Architectural award for SMC


Though currently under construction, the Student Services & Administration Building, a new energy-efficient bold masterpiece, has recently won a Next LA award from the Los Angeles chapter of the American Institute of Architects.

The award, which resides in the educational category, is given to un-built projects. The project, designed by Steinberg Architects in Los Angeles, accompanies various architectural awards given to Santa Monica College, which include the Quad, The Broad Stage (at the SMC Performing Arts Center), Humanities & Social Science Building, Theater Arts Building, the library expansion and modernization, and the Science Complex.

The new Student Services & Administration Building started construction in January of 2009 and is scheduled for completion in February 2014. A very eco-friendly building, it will feature a continuous shell structure with solar panels and operable windows and skylights. Designed to be energy efficient, the project has a LEED (Leadership in Energy and Environmental Design) gold certification.

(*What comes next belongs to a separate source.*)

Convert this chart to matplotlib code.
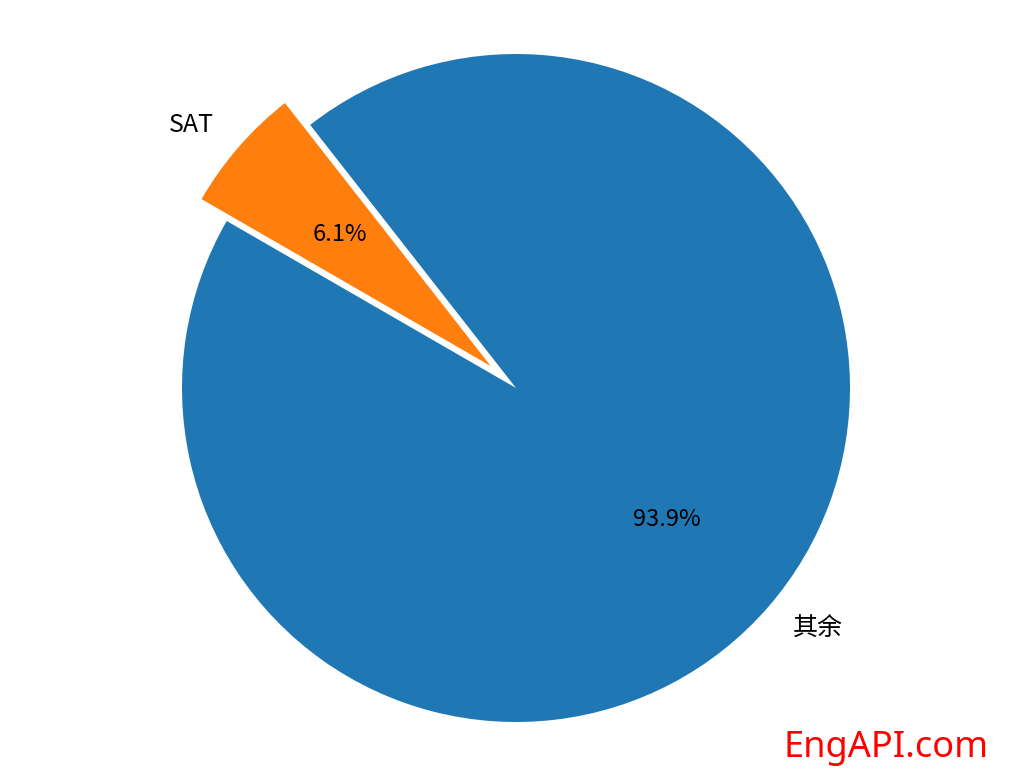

Funding for the building came from Measure U, a bond approved by the city of Santa Monica-Malibu in 2004, and totals $53.5 million. It will consist of an entry plaza, landscaping, and even a transit bus pullout. In addition, a 500-space underground parking garage is also in the works.

The building's main purpose will be to correlate more than 30 student services into one. For example, if one student is part of the program EOPS as well as the Scholars Program, which are both located at opposite ends of the campus, it will make it much easier for the student to have both of these services in the same building.

This new addition to the campus, however, has faced problems. According to a press release regarding the Student Services building, representatives from Steinberg Architects said that "the project faced two challenges: co-locate more than 30 student services-related departments and administrative offices, and create an iconic design that will announce the college to the public."

A Steinberg representative said that, "the final design creates a place of welcome for new students and symbolizes open access to education."